Ruling
Instructions for completing the initial page layout of student manuscript facsimiles.
Last updated
Instructions for completing the initial page layout of student manuscript facsimiles.
Last updated
parchment/ paper (cut to size)
straightedge and ruler/measuring tape
awl (for pricking)
pencil/graphite/lead point
pen/ink
Our first creative exercise involves cutting our pages to your parchment/folio size, and then beginning to turn it into a usable form. This involves delineating text blocks and lines to be filled with content.
As you will have read about this week, medieval manuscripts organized their information along typical patterns, as shown in the following diagrams (taken from the Oxford Handbook of Latin Palaeography). Folios show the "rulings" (i.e. lines demarcating text spaces) made in drypoint, graphite, or ink (black or red). Your goal in this exercise is to observe and record, and then reproduce the ruling pattern for the manuscript folio you are studying. If studying a bifolium, try to see how the ruling works across a single side (i.e two pages).
For examples and explanations of the terminology around ruling, consider the page on fundamentals of page layout prepared by Erik Kwakkell (palaeographer extrodinaire at UBC)
Every folio in our collection has a different ruling pattern, so the schematic above will not account for every example – especially those containing music. You are expected to measure as many as possible of the rulings identified in the figures above, such as the:
writing frame
top line
bottom line
intercolumnar lines (if your folio has two or more columns)
marginal lines
prickings
You will also need to observe and measure space used for:
initials (usually extending slightly into the margin outside the writing frame)
decoration, and
musical staff
Also record whether lines are ruled in lead/graphite, ink or blind ruled (i.e. a hardpoint leaving an impression).

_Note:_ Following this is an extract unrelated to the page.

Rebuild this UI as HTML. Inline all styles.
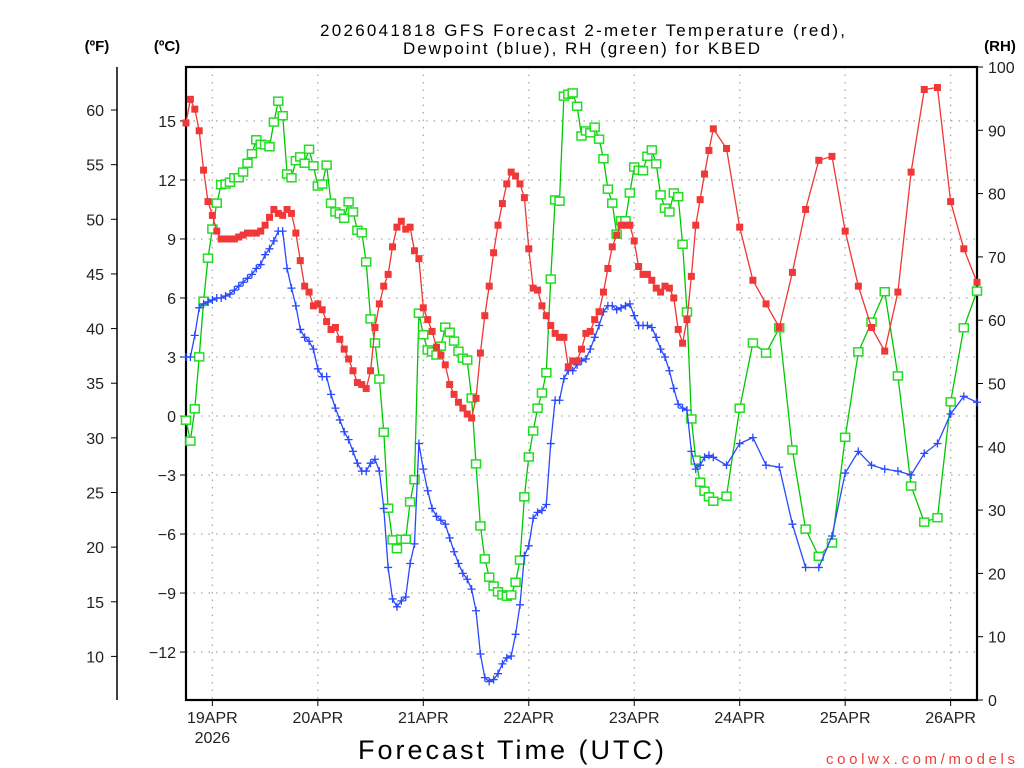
<!DOCTYPE html>
<html><head><meta charset="utf-8"><style>
body{margin:0;background:#fff;}
svg{display:block;font-family:"Liberation Sans","DejaVu Sans",sans-serif;}
</style></head><body>
<svg id="chart" width="1024" height="768" viewBox="0 0 1024 768" xmlns="http://www.w3.org/2000/svg">
<rect width="1024" height="768" fill="#fff"/>
<text x="320" y="36" font-size="17" textLength="525" lengthAdjust="spacing" fill="#000">2026041818 GFS Forecast 2-meter Temperature (red),</text>
<text x="403" y="54" font-size="17" textLength="357" lengthAdjust="spacing" fill="#000">Dewpoint (blue), RH (green) for KBED</text>
<text x="97" y="51" font-size="15" font-weight="bold" text-anchor="middle">(ºF)</text>
<text x="167" y="51" font-size="15" font-weight="bold" text-anchor="middle">(ºC)</text>
<text x="1000" y="51" font-size="15" font-weight="bold" text-anchor="middle">(RH)</text>
<text x="358" y="759" font-size="27" textLength="306" lengthAdjust="spacing">Forecast Time (UTC)</text>
<text x="826" y="764" font-size="15" textLength="189" lengthAdjust="spacing" fill="#f04040">coolwx.com/models</text>
<g id="grid"></g><g id="axes"></g><g id="series"></g>
</svg>
<script>
// Temperature (°C), hourly 0..120 then 3-hourly 123..180
const tempC = [
14.9,16.1,15.6,14.5,12.5,10.9,10.2,9.4,9.0,9.0,
9.0,9.0,9.1,9.2,9.3,9.3,9.3,9.4,9.7,10.1,
10.5,10.3,10.2,10.5,10.3,9.3,7.9,6.6,6.3,5.6,
5.7,5.4,4.8,4.4,4.5,3.9,3.4,2.9,2.3,1.7,
1.6,1.4,2.3,4.5,5.7,6.6,7.2,8.6,9.6,9.9,
9.5,9.6,8.4,8.0,5.5,4.9,4.3,3.5,3.1,2.6,
1.6,1.1,0.7,0.4,0.1,-0.1,0.9,3.2,5.1,6.6,
8.3,9.7,10.8,11.8,12.4,12.2,11.8,11.1,8.5,6.5,
6.4,5.6,5.1,4.6,4.2,4.0,4.0,2.5,2.8,2.8,
3.4,4.2,4.3,4.9,5.3,6.3,7.5,8.6,9.2,9.7,
9.7,9.7,8.9,7.6,7.2,7.2,6.9,6.5,6.3,6.6,
6.5,6.0,4.4,3.7,4.9,7.1,9.7,11.0,12.3,13.5,
14.6,
13.6,9.6,6.9,5.7,4.5,7.3,10.5,13.0,13.2,9.4,
6.6,4.5,3.3,6.3,12.4,16.6,16.7,10.9,8.5,6.8];
const dewC = [
3.0,3.0,4.1,5.5,5.7,5.8,5.9,6.0,6.0,6.1,
6.2,6.4,6.6,6.8,7.0,7.2,7.5,7.7,8.2,8.5,
8.9,9.4,9.4,7.5,6.5,5.6,4.4,4.0,3.8,3.4,
2.4,2.0,2.0,1.1,0.4,-0.2,-0.8,-1.2,-1.8,-2.4,
-2.8,-2.8,-2.4,-2.2,-2.8,-4.7,-7.7,-9.3,-9.7,-9.4,
-9.2,-7.5,-6.5,-1.4,-2.7,-3.8,-4.7,-5.1,-5.3,-5.5,
-6.2,-6.9,-7.5,-8.0,-8.3,-8.8,-9.9,-12.1,-13.3,-13.5,
-13.4,-13.1,-12.6,-12.3,-12.2,-11.1,-9.6,-7.1,-6.6,-5.2,
-4.9,-4.8,-4.5,-1.4,0.8,0.8,1.9,2.3,2.3,2.6,
2.8,2.9,3.4,4.0,4.6,5.3,5.6,5.6,5.4,5.5,
5.6,5.7,5.1,4.6,4.6,4.6,4.5,4.0,3.4,3.0,
2.3,1.4,0.6,0.4,0.3,-1.8,-2.7,-2.5,-2.1,-2.0,
-2.1,
-2.5,-1.4,-1.1,-2.5,-2.6,-5.5,-7.7,-7.7,-6.1,-2.9,
-1.8,-2.5,-2.7,-2.8,-3.0,-1.9,-1.4,0.1,1.0,0.7];
const rh = [
44.2,40.9,46.0,54.2,63.0,69.8,74.4,78.5,81.4,81.5,
81.8,82.5,82.5,83.4,84.8,86.3,88.5,87.8,87.7,87.4,
91.3,94.6,92.3,83.1,82.5,85.2,85.8,84.8,87.0,84.4,
81.2,81.5,84.5,78.5,77.1,76.8,76.1,78.7,77.1,74.2,
73.8,69.2,60.2,56.4,50.7,42.3,30.3,25.3,23.9,25.4,
25.4,31.3,34.8,61.1,57.7,55.3,55.0,54.5,55.9,58.9,
58.1,56.7,55.1,54.0,53.7,47.7,37.3,27.5,22.3,19.4,
18.0,17.1,16.6,16.4,16.6,18.6,22.1,32.1,38.4,42.5,
46.1,48.5,51.7,66.5,79.0,78.8,95.4,95.7,95.9,93.8,
89.1,89.9,89.6,90.5,88.6,85.5,80.7,78.5,73.6,75.7,
75.7,80.1,84.2,83.7,83.6,85.9,86.9,84.7,79.8,77.7,
77.1,80.1,79.5,72.0,61.3,44.4,37.9,34.4,33.0,32.1,
31.4,
32.2,46.1,56.4,54.8,58.8,39.5,27.0,22.7,24.8,41.5,
55.0,59.7,64.5,51.2,33.8,28.1,28.8,47.1,58.8,64.6];
const celsiusTicks = [15,12,9,6,3,0,-3,-6,-9,-12];
const fahrenheitTicks = [60,55,50,45,40,35,30,25,20,15,10];
const rhTicks = [100,90,80,70,60,50,40,30,20,10,0];
const dayLabels = ["19APR","20APR","21APR","22APR","23APR","24APR","25APR","26APR"];
const dayHours = [6,30,54,78,102,126,150,174];

const X0=186, X1=977, Y0=67, Y1=700;
const hours=[]; for(let h=0;h<=120;h++)hours.push(h); for(let h=123;h<=180;h+=3)hours.push(h);
const xs=h=>X0+(X1-X0)*h/180;
const yC=c=>416-c*19.67;
const yF=f=>yC((f-32)/1.8);
const yR=r=>Y1-(Y1-Y0)*r/100;
const NS="http://www.w3.org/2000/svg";
function mk(tag,attrs,parent){const e=document.createElementNS(NS,tag);for(const k in attrs)e.setAttribute(k,attrs[k]);parent.appendChild(e);return e;}
const grid=document.getElementById('grid'),axes=document.getElementById('axes'),series=document.getElementById('series');

dayHours.forEach((h,i)=>{
  const l=mk('line',{x1:xs(h),x2:xs(h),y1:Y0,y2:Y1,stroke:'#aaa','stroke-width':1.3,'stroke-dasharray':'1.5,6'},grid);
  
  
  const t=mk('line',{x1:xs(h),x2:xs(h),y1:Y1,y2:Y1+6,stroke:'#000','stroke-width':1},axes);
  
  
  const tx=mk('text',{x:xs(h),y:723,'font-size':16,'text-anchor':'middle',fill:'#222'},axes);
  tx.textContent=dayLabels[i];
  
  
});
const yr=mk('text',{x:xs(6),y:743,'font-size':16,'text-anchor':'middle',fill:'#222'},axes);
yr.textContent='2026';


celsiusTicks.forEach(c=>{
  const y=yC(c);
  const l=mk('line',{x1:X0,x2:X1,y1:y,y2:y,stroke:'#aaa','stroke-width':1.3,'stroke-dasharray':'1.5,6'},grid);
  
  
  const t=mk('line',{x1:X0-6,x2:X0,y1:y,y2:y,stroke:'#000','stroke-width':1},axes);
  
  
  const tx=mk('text',{x:X0-10,y:y+6,'font-size':16,'text-anchor':'end',fill:'#222'},axes);
  tx.textContent=(c<0?'\u2212':'')+Math.abs(c);
  
  
});
fahrenheitTicks.forEach(f=>{
  const y=yF(f);
  const t=mk('line',{x1:111,x2:117,y1:y,y2:y,stroke:'#000','stroke-width':1},axes);
  
  
  const tx=mk('text',{x:104,y:y+6,'font-size':16,'text-anchor':'end',fill:'#222'},axes);
  tx.textContent=f;
  
  
});
rhTicks.forEach(r=>{
  const y=yR(r);
  const t=mk('line',{x1:X1,x2:X1+6,y1:y,y2:y,stroke:'#000','stroke-width':1},axes);
  
  
  const tx=mk('text',{x:X1+11,y:y+6,'font-size':16,'text-anchor':'start',fill:'#222'},axes);
  tx.textContent=r;
  
  
});
const fr=mk('rect',{x:X0,y:Y0,width:X1-X0,height:Y1-Y0,fill:'none',stroke:'#000','stroke-width':2.2},axes);


const fa=mk('line',{x1:117,x2:117,y1:Y0,y2:Y1,stroke:'#000','stroke-width':1.5},axes);



function drawSeries(vals,yf,color,mcolor,kind,name){
  const g=mk('g',{},series);
  
  
  const pts=vals.map((v,i)=>xs(hours[i]).toFixed(1)+','+yf(v).toFixed(1)).join(' ');
  const pl=mk('polyline',{points:pts,fill:'none',stroke:color,'stroke-width':1.3},g);
  
  
  vals.forEach((v,i)=>{
    const x=xs(hours[i]),y=yf(v);let m;
    if(kind==='fill'){m=mk('rect',{x:x-3.5,y:y-3.5,width:7,height:7,fill:mcolor},g);}
    else if(kind==='open'){m=mk('rect',{x:x-4.5,y:y-4,width:9,height:8,fill:'#fff',stroke:mcolor,'stroke-width':1.5},g);}
    else{m=mk('path',{d:`M${x-4},${y}H${x+4}M${x},${y-4}V${y+4}`,stroke:mcolor,'stroke-width':1.3},g);}
    
    
  });
}
drawSeries(rh,yR,'#00c800','#22dd22','open','rh');
drawSeries(dewC,yC,'#2a48ff','#2a48ff','plus','dewpoint');
drawSeries(tempC,yC,'#f03535','#f03838','fill','temperature');
</script>
</body></html>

Often folios will be trimmed or resized after being bound/rebound. Prickings will regularly be cut off at the outer margin of folios (top, bottom and outer) for aesthetic reasons. There may be pricking that survives in the inner margin if each folio (as opposed to a bifolium) is ruled individually. Usually however (as the two examples below indicate) a single side of a bifolium (i.e. two pages) is ruled at once.
Using the measurements of the folio you are studying, cut the paper provided into a suitable size for a bifolium. Most of the examples in our collection are orphan folios (i.e. only 1/2 a bifoloium needed for binding). If you have a single folio (i.e. two pages), double the size of your page (plus maybe a bit more if you want to remove the prickings after ruling). If you have a bifolium (i.e. four pages) use your original measurements.
2. Attach your paper to a work surface with removable tape so as to not damage the surface.
3. With an awl and ruler, make a series of holes corresponding to the pricking pattern on your folio or which can be reconstructed from the ruling you can observe/ have measured. Since we're using paper, the prickings might be less obvious than you might see in parchment (and than you might want).
4. Using a straightedge, rule one side of your sample bifolium using a drypoint, pencil or ink. Start with vertical lines to delineate columns, the upper and bottom line of the writing frame, space for initials/decoration, and then the horizontal line rulings.
The two following series of images show the progressive stages of manuscript production of liturgical manuscripts and can be a model for how to progress with your work.
In the pricking pattern below, every fifth prick sits to the side, indicating to the text scribe that it was the text line (step 1). The folios were ruled in dry point (step 2), then came text and black notes (step 3), and finally the dry lines were coloured red and yellow (step 4). The result of this increased space for music was a larger note; the size of text and music was now roughly the same.
In this earlier example, sixteen holes, roughly 7-8 mm apart in height were pricked in the margin (step 1) and the lines ruled (step 2). Text was written on each one (step 3), and then music fit above each line of text (step 4). In other words, no ruling line was skipped for music. Notes tended to be smaller than the text letters.
5. When you have completed ruling all portions of your folio you are done!